I was journaling around this word “Respect” and about the strikes and a WhatsApp conversation I had had with my son last night around him leaving the army this morning as I listed to the rain throwing itself at the window and the dustbin men emptying this bins at 7am.

He is leaving the army, along with many others, because he does not feel respected. When one really listens to the NHS staff on the picket lines, as in really listen, the main issue is the lack of respect. When we used to do Airbnb, because we lived within five miles of our local hospital, we had lots of junior and trainee doctors and nurses along with other hospital staff staying, and all were struggling with the lack of respect they were receiving – from their management and from the expectations of the public. One instance was when there was a call for doctor’s to be working all over the weekends, and one young woman told us that for that to work the doctor’s canteen would need to be open, the laboratories would need to be open, and there would need to be more doctors to cover all this.

A friend who worked on the railways was saying that most rail-workers contracts include having to do overtime and that most contracts are Monday to Friday and very few for the weekend and yet people want to catch trains on the weekend.

It made me think of the line from The Jam song “Going Underground” – “the public gets what the public wants” and I do wonder if this is what is going on.

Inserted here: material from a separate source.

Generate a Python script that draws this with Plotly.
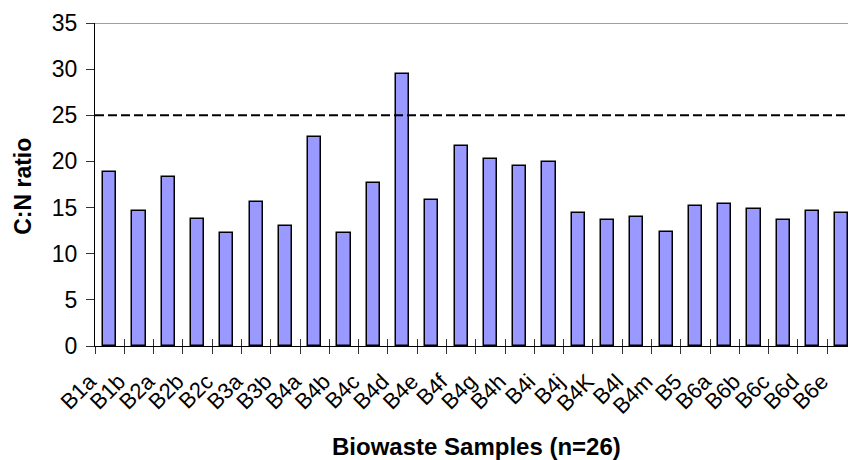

The government are so desperate for votes that when those they see as important voters ask for something they get it whether it is supporting the people who work in that area or not. But it is all done without respect for the workers – or even for how much it costs.

It is this respect that is the big thing though. I remember my Mum saying that they would always give the tradesmen – dustmen, postmen, milkman, paper boy – a tip at Christmas. Ok so I do remember her saying that with the dustmen it was more for fear that they would not pick up their bins in the new year but it was still done. It was till saying “thank you for being out there in all winds and weathers to do a rubbish job. I appreciate it”.

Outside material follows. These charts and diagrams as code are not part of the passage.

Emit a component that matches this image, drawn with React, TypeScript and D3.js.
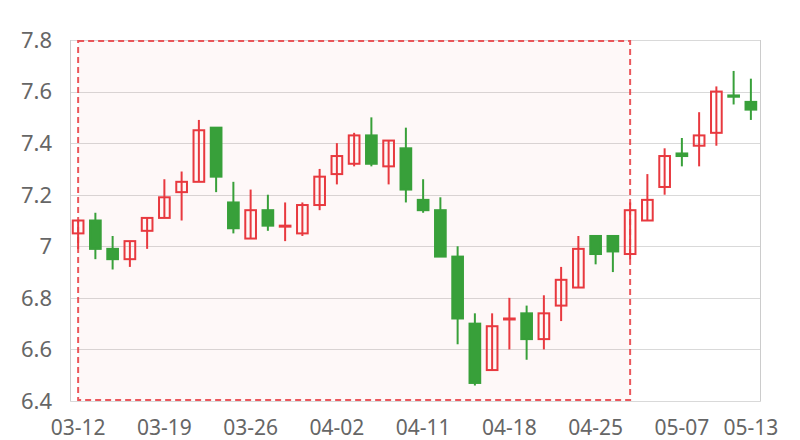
import * as d3 from 'd3'
import React, { useEffect, useRef } from 'react'

// trading days, one per candle
const dates = [
  '03-12', '03-13', '03-14', '03-15', '03-18', '03-19', '03-20', '03-21', '03-22', '03-25',
  '03-26', '03-27', '03-28', '03-29', '04-01', '04-02', '04-03', '04-04', '04-08', '04-09',
  '04-11', '04-12', '04-13', '04-16', '04-17', '04-18', '04-19', '04-20', '04-23', '04-24',
  '04-25', '04-26', '04-27', '05-02', '05-03', '05-07', '05-08', '05-09', '05-10', '05-13',
]
const opens = [
  7.05, 7.1, 6.99, 6.95, 7.06, 7.11, 7.21, 7.25, 7.46, 7.17,
  7.03, 7.14, 7.08, 7.05, 7.16, 7.28, 7.32, 7.43, 7.31, 7.38,
  7.18, 7.14, 6.96, 6.7, 6.52, 6.72, 6.74, 6.64, 6.77, 6.84,
  7.04, 7.04, 6.97, 7.1, 7.23, 7.36, 7.39, 7.44, 7.585, 7.56,
]
const closes = [
  7.1, 6.99, 6.95, 7.02, 7.11, 7.19, 7.25, 7.45, 7.27, 7.07,
  7.14, 7.08, 7.08, 7.16, 7.27, 7.35, 7.43, 7.32, 7.41, 7.22,
  7.14, 6.96, 6.72, 6.47, 6.69, 6.72, 6.64, 6.74, 6.87, 6.99,
  6.97, 6.98, 7.14, 7.18, 7.35, 7.35, 7.43, 7.6, 7.58, 7.53,
]
const highs = [
  7.1, 7.13, 7.04, 7.02, 7.11, 7.26, 7.29, 7.49, 7.46, 7.25,
  7.22, 7.2, 7.17, 7.17, 7.3, 7.4, 7.44, 7.5, 7.41, 7.46,
  7.26, 7.19, 7.0, 6.74, 6.74, 6.8, 6.77, 6.81, 6.92, 7.04,
  7.04, 7.04, 7.17, 7.28, 7.38, 7.42, 7.52, 7.62, 7.68, 7.65,
]
const lows = [
  6.99, 6.95, 6.91, 6.92, 6.99, 7.11, 7.1, 7.25, 7.21, 7.05,
  7.03, 7.06, 7.02, 7.04, 7.14, 7.24, 7.31, 7.31, 7.24, 7.17,
  7.13, 6.96, 6.62, 6.46, 6.52, 6.6, 6.56, 6.6, 6.71, 6.84,
  6.93, 6.9, 6.95, 7.1, 7.2, 7.31, 7.31, 7.39, 7.55, 7.49,
]
const yTicks = [6.4, 6.6, 6.8, 7, 7.2, 7.4, 7.6, 7.8]
const xLabelIdx = [0, 5, 10, 15, 20, 25, 30, 35, 39]
// highlighted span (start / end date)
const markStart = '03-12'
const markEnd = '04-27'

const W = 800
const H = 440
const UP = '#e8393f'
const DOWN = '#38a03a'
const FONT = "'Noto Sans', 'DejaVu Sans', sans-serif"

export default function App() {
  const svgRef = useRef<SVGSVGElement | null>(null)

  useEffect(() => {
    const svg = d3.select(svgRef.current)
    svg.selectAll('*').remove()

    const left = 70.5
    const right = 760.5
    const top = 40
    const bottom = 401

    const x = d3.scaleBand<string>().domain(dates).range([left, right]).paddingInner(0).paddingOuter(0)
    const cx = (d: string) => (x(d) ?? 0) + x.bandwidth() / 2 - 1
    const y = d3.scaleLinear().domain([6.4, 7.8]).range([bottom, top])
    const bodyW = x.bandwidth() * 0.62

    // grid
    svg
      .append('g')
      .selectAll('line')
      .data(yTicks)
      .enter()
      .append('line')
      .attr('x1', left)
      .attr('x2', right)
      .attr('y1', (d) => Math.round(y(d)) + 0.5)
      .attr('y2', (d) => Math.round(y(d)) + 0.5)
      .attr('stroke', '#d9d9d9')
      .attr('stroke-width', 1)

    svg
      .append('line')
      .attr('x1', left)
      .attr('x2', left)
      .attr('y1', top)
      .attr('y2', bottom + 0.5)
      .attr('stroke', '#cccccc')
    svg
      .append('line')
      .attr('x1', right)
      .attr('x2', right)
      .attr('y1', top)
      .attr('y2', bottom + 0.5)
      .attr('stroke', '#cccccc')

    // y labels
    svg
      .append('g')
      .selectAll('text')
      .data(yTicks)
      .enter()
      .append('text')
      .attr('x', 52)
      .attr('y', (d) => y(d))
      .attr('dy', '0.36em')
      .attr('text-anchor', 'end')
      .attr('font-family', FONT)
      .attr('font-size', 22)
      .attr('fill', '#666666')
      .text((d) => d3.format('~g')(d))

    // x labels
    svg
      .append('g')
      .selectAll('text')
      .data(xLabelIdx)
      .enter()
      .append('text')
      .attr('x', (i) => cx(dates[i]))
      .attr('y', 435)
      .attr('text-anchor', 'middle')
      .attr('font-family', FONT)
      .attr('font-size', 21)
      .attr('fill', '#666666')
      .text((i) => dates[i])

    // highlighted area
    const mx0 = cx(markStart)
    const mx1 = cx(markEnd)
    svg
      .append('rect')
      .attr('x', mx0)
      .attr('y', y(7.8) + 1)
      .attr('width', mx1 - mx0)
      .attr('height', y(6.4) - y(7.8) - 2)
      .attr('fill', '#e8393f')
      .attr('fill-opacity', 0.035)
      .attr('stroke', '#e8393f')
      .attr('stroke-opacity', 0.85)
      .attr('stroke-width', 2)
      .attr('stroke-dasharray', '6,4')

    // candles
    const data = dates.map((d, i) => ({
      date: d,
      open: opens[i],
      close: closes[i],
      high: highs[i],
      low: lows[i],
    }))

    const g = svg
      .append('g')
      .selectAll('g')
      .data(data)
      .enter()
      .append('g')
      .attr('transform', (d) => `translate(${cx(d.date)},0)`)

    g.append('line')
      .attr('x1', 0)
      .attr('x2', 0)
      .attr('y1', (d) => y(d.high))
      .attr('y2', (d) => y(d.low))
      .attr('stroke', (d) => (d.close >= d.open ? UP : DOWN))
      .attr('stroke-width', 2)

    g.append('rect')
      .attr('x', -bodyW / 2)
      .attr('y', (d) => y(Math.max(d.open, d.close)))
      .attr('width', bodyW)
      .attr('height', (d) => Math.max(1, Math.abs(y(d.open) - y(d.close))))
      .attr('fill', (d) => (d.close >= d.open ? 'none' : DOWN))
      .attr('stroke', (d) => (d.close >= d.open ? UP : DOWN))
      .attr('stroke-width', 2)
  }, [])

  return (
    <svg
      ref={svgRef}
      width={W}
      height={H}
      style={{ position: 'absolute', left: 0, top: 0, display: 'block', background: '#fff' }}
    />
  )
}
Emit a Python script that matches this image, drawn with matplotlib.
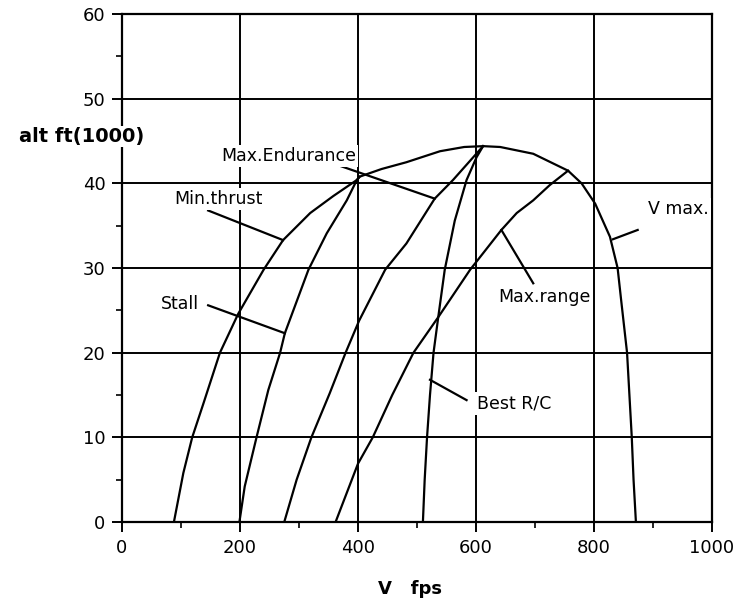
import numpy as np
import matplotlib
matplotlib.use("Agg")
import matplotlib.pyplot as plt

# speed (fps) vs altitude (1000 ft)
env_v = [88, 104, 119, 138, 166, 197, 240, 273, 319, 358, 398, 403, 440, 482, 539,
         580, 612, 641, 697, 756, 779, 802, 827, 840, 846, 856, 860, 864, 867, 871]
env_h = [0, 5.8, 10, 14, 20, 24.6, 29.8, 33.3, 36.5, 38.5, 40.4, 40.8, 41.7, 42.5, 43.8,
         44.3, 44.4, 44.3, 43.5, 41.5, 40, 37.6, 33.7, 30, 26.2, 20, 15, 10, 5, 0]

stall_v = [199, 208, 228, 248, 268, 276, 316, 347, 381, 398, 403]
stall_h = [0, 4.2, 10, 15.6, 20, 22.3, 29.8, 34.1, 38, 40.4, 40.8]

endur_v = [275, 296, 321, 352, 379, 402, 446, 482, 530, 561, 612]
endur_h = [0, 5, 10, 15.2, 20, 23.8, 29.8, 32.9, 38.2, 40.4, 44.4]

roc_v = [510, 513, 517, 522, 528, 536, 547, 564, 584, 601, 612]
roc_h = [0, 5, 10, 15, 20, 24.2, 29.8, 35.6, 40.4, 43.1, 44.4]

range_v = [362, 400, 425, 458, 494, 536, 590, 643, 669, 697, 725, 756]
range_h = [0, 6.9, 10, 15, 20, 24.2, 29.8, 34.5, 36.5, 38, 39.8, 41.5]

# label text, text position, leader start, leader end
labels = [
    ("Max.Endurance", (282, 43.2), (302, 43.7), (530, 38.2)),
    ("Min.thrust", (163, 38.2), (146, 36.8), (273, 33.3)),
    ("Stall", (98, 25.8), (146, 25.6), (276, 22.3)),
    ("Max.range", (716, 26.6), (697, 28.2), (643, 34.5)),
    ("V max.", (943, 37.0), (874, 34.5), (832, 33.4)),
    ("Best R/C", (665, 14.0), (584, 14.4), (522, 16.8)),
]

plt.rcParams['font.family'] = 'DejaVu Sans'
fig = plt.figure(figsize=(7.38, 5.99), dpi=100)
ax = fig.add_axes([0.1653, 0.1285, 0.7995, 0.848])

lw = 1.6
for v, h in [(env_v, env_h), (stall_v, stall_h), (endur_v, endur_h),
             (roc_v, roc_h), (range_v, range_h)]:
    ax.plot(v, h, color='black', lw=lw, zorder=3, solid_joinstyle='round')

for text, tpos, p0, p1 in labels:
    ax.plot([p0[0], p1[0]], [p0[1], p1[1]], color='black', lw=lw, zorder=3)
    ax.text(tpos[0], tpos[1], text, fontsize=12.5, ha='center', va='center',
            zorder=4, bbox=dict(facecolor='white', edgecolor='none', pad=1.5))

ax.set_xlim(0, 1000)
ax.set_ylim(0, 60)
ax.set_xticks(np.arange(0, 1001, 200))
ax.set_yticks(np.arange(0, 61, 10))
ax.set_xticks(np.arange(100, 1000, 200), minor=True)
ax.set_yticks(np.arange(5, 60, 10), minor=True)
ax.grid(True, which='major', color='black', lw=1.4, zorder=1)
ax.set_axisbelow(True)
for s in ax.spines.values():
    s.set_linewidth(1.6)
ax.tick_params(which='major', length=7, width=1.4, labelsize=13, direction='out')
ax.tick_params(which='minor', length=4, width=1.2, direction='out')
ax.tick_params(axis='x', pad=5)
ax.tick_params(axis='y', pad=5)

# axis titles sit over the spine, with a white box like the original
fig.text(0.110, 0.772, "alt ft(1000)", fontsize=14, fontweight='bold',
         ha='center', va='center', zorder=10,
         bbox=dict(facecolor='white', edgecolor='none', pad=1.0))
fig.text(0.556, 0.017, "V   fps", fontsize=13, fontweight='bold',
         ha='center', va='center')

fig.savefig("out.png", dpi=100)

I know there was the clapping for the NHS during lockdown but then all was expected to go back to “normal” after a few weeks. And actually normal, as I had heard when doing the Airbnb prior to lockdown, was overworked staff, was ambulances outside hospitals for hours, was someone who phone for an ambulance for her father having a heart attack being told to get the town’s defibrillator and then drive her dad to hospital because the ambulance would not be there for over six hours. The news about all this is not news. It has been going on for years and years.

But I believe it is from years and years of lack of respect. I don’t think it is money really that is wanted. Though a decent wage for a hard job would be a start, but I think it is the need for those in power, and for us the general public, to show respect to those doing these jobs and stop expecting more than they are able to give.